- _Requirement_
Pick out all lines in the listing holding the string "chart" and copy them.

- _Data segment_
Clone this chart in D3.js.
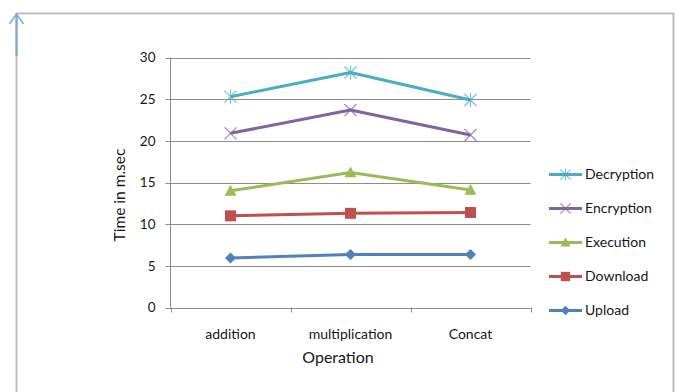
<!DOCTYPE html>
<html>
<head>
<meta charset="utf-8">
<script src="https://cdn.jsdelivr.net/npm/d3@7"></script>
<style>
  html, body { margin: 0; padding: 0; background: #fff; }
  svg { display: block; font-family: "Lato", "Open Sans", sans-serif; }
</style>
</head>
<body>
<svg id="chart" width="677" height="392"></svg>
<script>
// Operations on the x axis
const categories = ["addition", "multiplication", "Concat"];
// Time in milliseconds for each stage
const decryption = [25.3, 28.2, 24.9];
const encryption = [20.9, 23.7, 20.7];
const execution  = [14.0, 16.2, 14.1];
const download   = [11.0, 11.3, 11.4];
const upload     = [5.95, 6.35, 6.35];
const yTicks = [0, 5, 10, 15, 20, 25, 30];
const seriesNames = ["Decryption", "Encryption", "Execution", "Download", "Upload"];

const seriesList = [
  { name: "Upload",     values: upload,     color: "#4F81BD", marker: "diamond" },
  { name: "Download",   values: download,   color: "#C0504D", marker: "square" },
  { name: "Execution",  values: execution,  color: "#9BBB59", marker: "triangle" },
  { name: "Encryption", values: encryption, color: "#8064A2", marker: "x" },
  { name: "Decryption", values: decryption, color: "#4BACC6", marker: "star" }
];

const svg = d3.select("#chart");
const textColor = "#161616";

// Outer frame
svg.append("path")
  .attr("d", "M16.5,392 V13.5 H673.5 V392")
  .attr("fill", "none").attr("stroke", "#bdbdbd").attr("stroke-width", 2);
// Blue arrow on the left frame edge
svg.append("path")
  .attr("d", "M16.5,56 V14")
  .attr("stroke", "#7fa6d8").attr("stroke-width", 2).attr("fill", "none");
svg.append("path")
  .attr("d", "M9.5,24 L16.5,14 L23.5,24")
  .attr("stroke", "#7fa6d8").attr("stroke-width", 1.5).attr("fill", "none");

const plot = { left: 170.5, right: 530.5, top: 57.5, bottom: 307.5 };

const x = d3.scaleBand().domain(categories).range([plot.left, plot.right]);
const y = d3.scaleLinear().domain([0, 30]).range([plot.bottom, plot.top]);

// Horizontal gridlines
svg.append("g").selectAll("line").data(yTicks).join("line")
  .attr("x1", plot.left - 5).attr("x2", plot.right)
  .attr("y1", d => Math.round(y(d)) + 0.5).attr("y2", d => Math.round(y(d)) + 0.5)
  .attr("stroke", "#8c8c8c").attr("stroke-width", 1);

// Y axis line
svg.append("line")
  .attr("x1", plot.left).attr("x2", plot.left)
  .attr("y1", plot.top).attr("y2", plot.bottom)
  .attr("stroke", "#8c8c8c");

// X axis tick marks at band boundaries
const bounds = categories.map(c => x(c)).concat([x(categories[categories.length - 1]) + x.bandwidth()]);
svg.append("g").selectAll("line").data(bounds).join("line")
  .attr("x1", d => Math.round(d) + 0.5).attr("x2", d => Math.round(d) + 0.5)
  .attr("y1", plot.bottom).attr("y2", plot.bottom + 5)
  .attr("stroke", "#8c8c8c");

// Y tick labels
svg.append("g").selectAll("text").data(yTicks).join("text")
  .attr("x", plot.left - 15).attr("y", d => y(d))
  .attr("dy", "0.35em").attr("text-anchor", "end")
  .attr("font-size", 13.5).attr("fill", textColor)
  .text(d => d);

// X tick labels
svg.append("g").selectAll("text").data(categories).join("text")
  .attr("x", d => x(d) + x.bandwidth() / 2).attr("y", 334)
  .attr("dy", "0.35em").attr("text-anchor", "middle")
  .attr("font-size", 14).attr("fill", textColor)
  .text(d => d);

// Axis titles
svg.append("text")
  .attr("x", 338).attr("y", 357).attr("dy", "0.35em")
  .attr("text-anchor", "middle").attr("font-size", 16).attr("fill", textColor)
  .text("Operation");
svg.append("text")
  .attr("transform", "translate(120,195) rotate(-90)")
  .attr("dy", "0.35em").attr("text-anchor", "middle")
  .attr("font-size", 15.5).attr("fill", textColor)
  .text("Time in m.sec");

// Marker drawing
function drawMarker(g, type, color, size) {
  const s = size;
  if (type === "diamond") {
    g.append("path").attr("d", `M0,${-s} L${s},0 L0,${s} L${-s},0 Z`).attr("fill", color);
  } else if (type === "square") {
    g.append("rect").attr("x", -s).attr("y", -s).attr("width", 2 * s).attr("height", 2 * s).attr("fill", color);
  } else if (type === "triangle") {
    g.append("path").attr("d", `M0,${-s} L${s},${s * 0.8} L${-s},${s * 0.8} Z`).attr("fill", color);
  } else if (type === "x") {
    g.append("path").attr("d", `M${-s},${-s} L${s},${s} M${-s},${s} L${s},${-s}`)
      .attr("stroke", color).attr("stroke-width", 1.2).attr("opacity", 0.75);
  } else if (type === "star") {
    g.append("path").attr("d", `M${-s},${-s} L${s},${s} M${-s},${s} L${s},${-s} M0,${-s - 1} V${s + 1}`)
      .attr("stroke", color).attr("stroke-width", 1.2).attr("opacity", 0.75);
  }
}
const markerSize = { diamond: 5.5, square: 5.5, triangle: 6, x: 6, star: 6 };

const line = d3.line()
  .x((d, i) => x(categories[i]) + x.bandwidth() / 2)
  .y(d => y(d));

seriesList.forEach(s => {
  svg.append("path").datum(s.values)
    .attr("d", line).attr("fill", "none")
    .attr("stroke", s.color).attr("stroke-width", 3).attr("stroke-linejoin", "round");
  s.values.forEach((v, i) => {
    const g = svg.append("g")
      .attr("transform", `translate(${x(categories[i]) + x.bandwidth() / 2},${y(v)})`);
    drawMarker(g, s.marker, s.color, markerSize[s.marker]);
  });
});

// Legend
const byName = new Map(seriesList.map(s => [s.name, s]));
const legend = svg.append("g");
seriesNames.forEach((name, i) => {
  const s = byName.get(name);
  const ly = 174.5 + i * 34;
  const g = legend.append("g").attr("transform", `translate(0,${ly})`);
  g.append("line").attr("x1", 549).attr("x2", 582).attr("y1", 0).attr("y2", 0)
    .attr("stroke", s.color).attr("stroke-width", 3);
  const mg = g.append("g").attr("transform", "translate(565.5,0)");
  drawMarker(mg, s.marker, s.color, markerSize[s.marker] * 0.85);
  g.append("text").attr("x", 585).attr("y", 0).attr("dy", "0.35em")
    .attr("font-size", 14).attr("fill", textColor).text(name);
});
</script>
</body>
</html>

- _Final result_
Clone this chart in D3.js.
<svg id="chart" width="677" height="392"></svg>
const svg = d3.select("#chart");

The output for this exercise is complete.